● SUPPLIED ENTRIES:

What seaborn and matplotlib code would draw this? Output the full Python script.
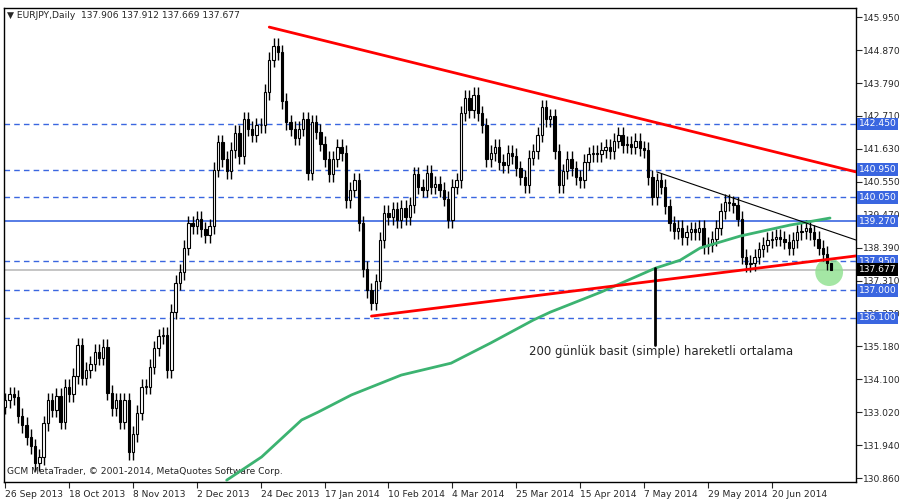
import numpy as np
import pandas as pd
import matplotlib
matplotlib.use("Agg")
import matplotlib.pyplot as plt
import seaborn as sns

# daily closes EURJPY (26 Sep 2013 .. early Jul 2014)
closes = [
    133.4, 133.6, 133.5, 132.9, 132.6, 132.2, 131.9, 131.35, 131.55, 132.65,
    133.4, 133.1, 133.55, 132.7, 133.85, 133.6, 134.2, 135.2, 134.15, 134.4,
    134.6, 135.0, 134.8, 135.15, 133.65, 133.15, 133.4, 132.7, 133.4, 131.7,
    132.3, 133.0, 133.85, 133.85, 134.5, 135.1, 135.5, 135.55, 134.4, 136.3,
    137.25, 137.6, 138.4, 139.2, 139.1, 139.35, 139.0, 138.8, 139.1, 140.95,
    141.85, 141.3, 140.9, 141.6, 142.15, 141.4, 142.6, 142.3, 142.1, 142.4,
    142.4, 143.5, 144.55, 145.0, 144.8, 143.2, 142.5, 142.3, 142.0, 142.3,
    142.6, 140.85, 142.5, 142.2, 141.8, 141.3, 140.8, 141.3, 141.7, 141.5,
    139.95, 140.3, 140.6, 139.2, 137.7, 137.0, 136.6, 137.3, 138.65, 139.55,
    139.4, 139.65, 139.3, 139.7, 139.4, 139.8, 140.8, 140.4, 140.3, 140.85,
    140.4, 140.5, 140.3, 140.0, 139.3, 140.4, 140.6, 142.8, 143.3, 142.9,
    143.4, 142.8, 142.4, 141.3, 141.5, 141.7, 141.2, 141.1, 141.5, 141.4,
    141.0, 140.7, 140.45, 141.35, 141.55, 142.1, 143.0, 142.6, 142.7, 141.55,
    140.45, 140.9, 141.3, 141.0, 140.7, 140.6, 141.2, 141.45, 141.5, 141.45,
    141.6, 141.7, 141.55, 141.9, 142.1, 141.75, 141.8, 141.7, 141.9, 141.65,
    141.6, 140.7, 140.05, 140.6, 140.4, 139.75, 139.2, 138.95, 139.05, 138.75,
    138.9, 139.0, 138.9, 139.05, 138.45, 138.5, 138.7, 139.05, 139.6, 139.9,
    139.85, 139.8, 139.35, 138.1, 137.85, 137.9, 138.1, 138.35, 138.5, 138.65,
    138.7, 138.75, 138.7, 138.6, 138.4, 138.65, 138.9, 138.95, 139.05, 138.9,
    138.7, 138.4, 138.2, 137.906, 137.677,
]
first_open = 133.2
wick = 0.25

# 200-day SMA, read at points along the line (bar index, price)
ma_idx = [52, 60.2, 69.6, 73.5, 81.3, 93, 104.7, 114, 124, 128, 139.8, 152.7, 158.5, 163.2, 172.6, 184.3, 193.7]
ma_val = [130.79, 131.55, 132.76, 133.02, 133.58, 134.23, 134.62, 135.28, 136.03, 136.29, 136.94,
          137.73, 137.99, 138.39, 138.78, 139.14, 139.37]

# drawn trendlines (bar index, price)
upper_red = ([62, 199.8], [145.62, 140.88])
lower_red = ([86, 199.8], [136.16, 138.13])
black_line = ([153, 199.8], [140.88, 138.65])

dashed_levels = [142.45, 140.95, 140.05, 137.95, 137.0, 136.1]
solid_level = 139.27
last_price = 137.677

tick_prices = [145.950, 144.870, 143.790, 142.710, 141.630, 140.550, 139.470, 138.390,
               137.310, 136.230, 135.180, 134.100, 133.020, 131.940, 130.860]
date_idx = [0, 15, 30, 45, 60, 75, 90, 105, 120, 135, 150, 165, 180]
date_labels = ["26 Sep 2013", "18 Oct 2013", "8 Nov 2013", "2 Dec 2013", "24 Dec 2013",
               "17 Jan 2014", "10 Feb 2014", "4 Mar 2014", "25 Mar 2014", "15 Apr 2014",
               "7 May 2014", "29 May 2014", "20 Jun 2014"]

sns.set_style("white")
plt.rcParams['font.family'] = ['DejaVu Sans']
fs = 6.6

W, H = 900, 500
fig = plt.figure(figsize=(9, 5), dpi=100)
L, R, T, B = 4, 856, 8, 482
ax = fig.add_axes([L / W, 1 - B / H, (R - L) / W, (B - T) / H])
ax.set_xlim(-0.3, 199.8)
ax.set_ylim(130.73, 146.245)

df = pd.DataFrame({"c": closes})
df["o"] = [first_open] + closes[:-1]
df["h"] = df[["o", "c"]].max(axis=1) + wick
df["l"] = df[["o", "c"]].min(axis=1) - wick
df.loc[df.index[-1], ["h", "l"]] = [137.912, 137.669]
x = np.arange(len(df))

# levels
for lv in dashed_levels:
    ax.axhline(lv, color="#3a66e0", lw=1, ls=(0, (4, 3)), zorder=1)
ax.axhline(solid_level, color="#3a66e0", lw=1.2, zorder=1)
ax.axhline(last_price, color="#bbbbbb", lw=1.2, zorder=1)

# candles
ax.vlines(x, df["l"], df["h"], color="black", lw=1, zorder=3)
up = df["c"] >= df["o"]
ax.bar(x, (df["c"] - df["o"]).abs().clip(lower=0.03), bottom=df[["o", "c"]].min(axis=1),
       width=0.55, color=np.where(up, "white", "black"), edgecolor="black", lw=0.8, zorder=4)

# moving average
sns.lineplot(x=ma_idx, y=ma_val, ax=ax, color="#3cb371", lw=2, zorder=5)

ax.plot(*upper_red, color="red", lw=2, zorder=6)
ax.plot(*lower_red, color="red", lw=2, zorder=6)
ax.plot(*black_line, color="black", lw=0.8, zorder=6)
ax.plot([152.5, 152.5], [137.73, 135.2], color="black", lw=2, zorder=6)
ax.scatter([193.5], [137.6], s=400, color="#8ee08e", alpha=0.8, zorder=2, edgecolors="none")
ax.text(123, 135.0, "200 günlük basit (simple) hareketli ortalama", fontsize=8.5, va="center")

ax.text(0.003, 0.993, "▼ EURJPY,Daily  137.906 137.912 137.669 137.677", transform=ax.transAxes,
        fontsize=fs, va="top")
ax.text(0.003, 0.012, "GCM MetaTrader, © 2001-2014, MetaQuotes Software Corp.",
        transform=ax.transAxes, fontsize=fs, va="bottom")

# right price axis
ax.yaxis.tick_right()
ax.set_yticks(tick_prices)
ax.set_yticklabels([f"{p:.3f}" for p in tick_prices], fontsize=fs)
ax.tick_params(axis="y", length=4, pad=1, direction="out", right=True)
for lv in dashed_levels + [solid_level]:
    ax.text(1.003, lv, f"{lv:.3f}", transform=ax.get_yaxis_transform(), fontsize=fs,
            color="white", va="center", ha="left",
            bbox=dict(boxstyle="square,pad=0.2", fc="#3a66e0", ec="none"))
ax.text(1.003, last_price, f"{last_price:.3f}", transform=ax.get_yaxis_transform(), fontsize=fs,
        color="white", va="center", ha="left",
        bbox=dict(boxstyle="square,pad=0.2", fc="black", ec="none"))

ax.set_xticks(date_idx)
ax.set_xticklabels(date_labels, fontsize=fs, ha="left")
ax.tick_params(axis="x", length=4, pad=2, direction="out", bottom=True)
for s in ax.spines.values():
    s.set_color("black")
    s.set_linewidth(1)

fig.savefig("out.png", dpi=100)
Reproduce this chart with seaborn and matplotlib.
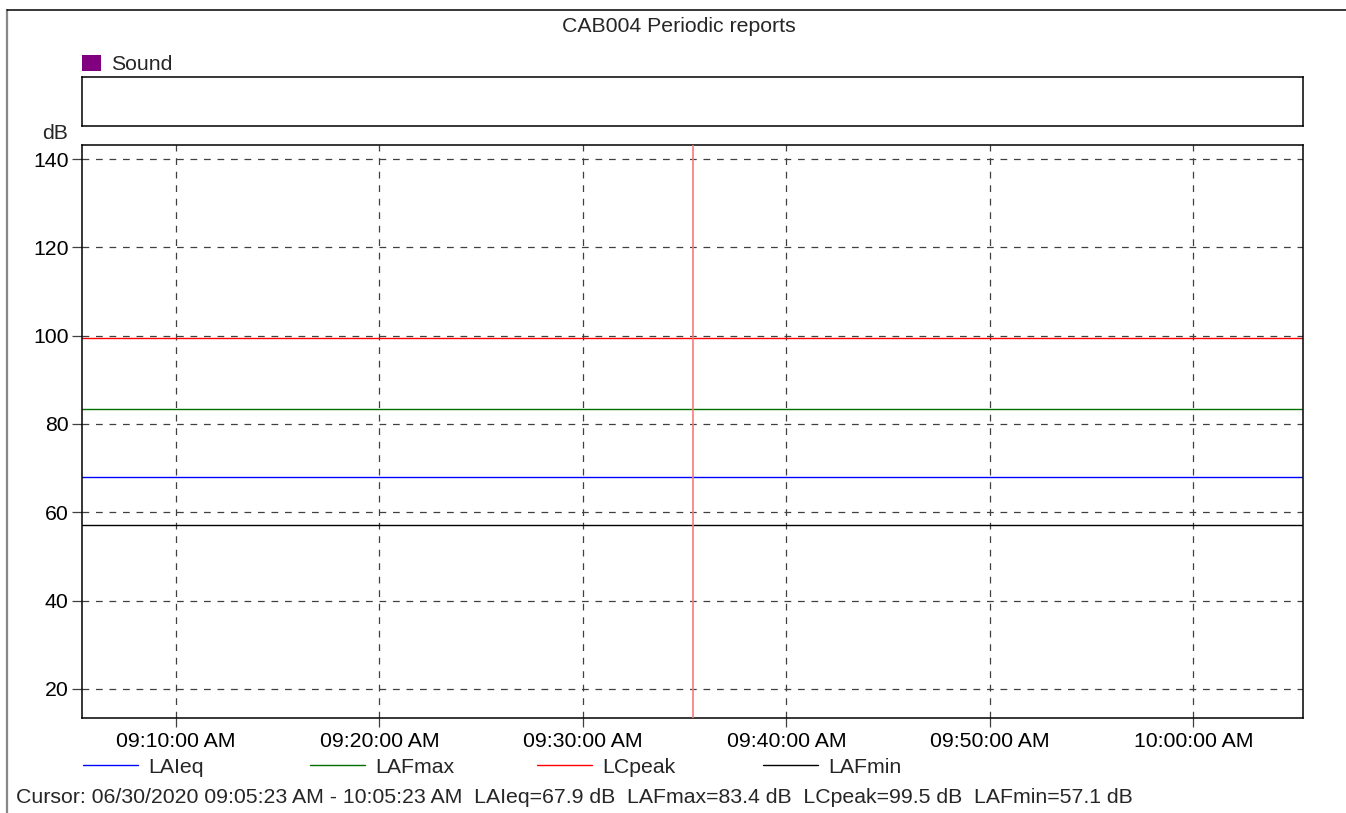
import matplotlib
matplotlib.use("Agg")
import matplotlib.pyplot as plt
import matplotlib.dates as mdates
from matplotlib.lines import Line2D
from matplotlib.patches import Patch
import numpy as np
import pandas as pd
import seaborn as sns

# ---- data ----
times = ["2020-06-30 09:05:23", "2020-06-30 10:05:23"]
laieq = [67.9, 67.9]
lafmax = [83.4, 83.4]
lcpeak = [99.5, 99.5]
lafmin = [57.1, 57.1]
series_names = ["LAIeq", "LAFmax", "LCpeak", "LAFmin"]
series_colors = ["#0000ff", "#007000", "#ff0000", "#000000"]
cursor_time = "2020-06-30 09:35:23"
y_ticks = [20, 40, 60, 80, 100, 120, 140]
title = "CAB004 Periodic reports"
cursor_text = ("Cursor: 06/30/2020 09:05:23 AM - 10:05:23 AM  LAIeq=67.9 dB  "
               "LAFmax=83.4 dB  LCpeak=99.5 dB  LAFmin=57.1 dB")

t = pd.to_datetime(times)
df = pd.concat([
    pd.DataFrame({"time": t, "value": v, "series": n})
    for n, v in zip(series_names, [laieq, lafmax, lcpeak, lafmin])
], ignore_index=True)

sns.set_style("white")
plt.rcParams["font.family"] = ["Liberation Sans", "DejaVu Sans"]
FS = 15.3
FPX = FS * 100 / 72

W, H = 1346, 813
fig = plt.figure(figsize=(W / 100, H / 100), dpi=100)

def fx(px):
    return px / W

def fy(py):
    return 1 - py / H

# main axes
ax = fig.add_axes([fx(82), fy(718), fx(1303) - fx(82), fy(145) - fy(718)])
sns.lineplot(data=df, x="time", y="value", hue="series", hue_order=series_names,
             palette=series_colors, linewidth=1.0, legend=False, ax=ax)
ax.axvline(pd.Timestamp(cursor_time), color="#f77a7a", lw=1.2, zorder=5)

ax.set_xlim(t[0], t[-1])
ax.set_ylim(13.4, 143.2)
ax.set_yticks(y_ticks)
ax.xaxis.set_major_locator(mdates.MinuteLocator(byminute=range(0, 60, 10)))
ax.xaxis.set_major_formatter(mdates.DateFormatter("%I:%M:%S %p"))
ax.set_xlabel("")
ax.set_ylabel("")
ax.grid(True, which="major", linestyle=(0, (5.4, 5.4)), color="#404040", lw=0.9)
ax.tick_params(axis="y", direction="out", length=7.2, width=0.9, color="#404040",
               pad=2.5, labelsize=FS, labelcolor="black", left=True)
ax.tick_params(axis="x", direction="out", length=6.5, width=0.9, color="#404040",
               pad=3.5, labelsize=FS, labelcolor="black", bottom=True)
for s in ax.spines.values():
    s.set_color("black")
    s.set_linewidth(1.1)
    s.set_visible(True)

# sound box
axs = fig.add_axes([fx(82), fy(126), fx(1303) - fx(82), fy(77) - fy(126)])
axs.set_xticks([])
axs.set_yticks([])
for s in axs.spines.values():
    s.set_color("black")
    s.set_linewidth(1.1)
    s.set_visible(True)

fig.legend(handles=[Patch(facecolor="#800080", edgecolor="none")], labels=["Sound"],
           loc="center left", bbox_to_anchor=(fx(82), fy(64.5)), frameon=False,
           fontsize=FS, borderpad=0, borderaxespad=0, handlelength=19 / FPX,
           handleheight=17 / FPX, handletextpad=10 / FPX)

# bottom legends
leg_x = [83, 310, 537, 763]
for name, col, x0 in zip(series_names, series_colors, leg_x):
    fig.legend(handles=[Line2D([], [], color=col, lw=1.0)], labels=[name],
               loc="center left", bbox_to_anchor=(fx(x0), fy(767)), frameon=False,
               fontsize=FS, borderpad=0, borderaxespad=0, handlelength=55 / FPX,
               handletextpad=10 / FPX)

# texts
fig.text(fx(678.5), fy(32), title, ha="center", va="baseline", fontsize=FS)
fig.text(fx(68), fy(139), "dB", ha="right", va="baseline", fontsize=FS)
fig.text(fx(16), fy(803), cursor_text, ha="left", va="baseline", fontsize=FS)

# outer frame
fig.add_artist(Line2D([fx(7), fx(7)], [0, fy(10)], transform=fig.transFigure,
                      color="#888888", lw=1.6))
fig.add_artist(Line2D([fx(7), 1], [fy(10), fy(10)], transform=fig.transFigure,
                      color="black", lw=1.1))

fig.savefig("out.png", dpi=100, facecolor="white")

● AIM OF THE TASK: Copy all lines from the listing that contain "this".

● COMPLETE OUTPUT:
What seaborn and matplotlib code would draw this? Output the full Python script.
Reproduce this chart with seaborn and matplotlib.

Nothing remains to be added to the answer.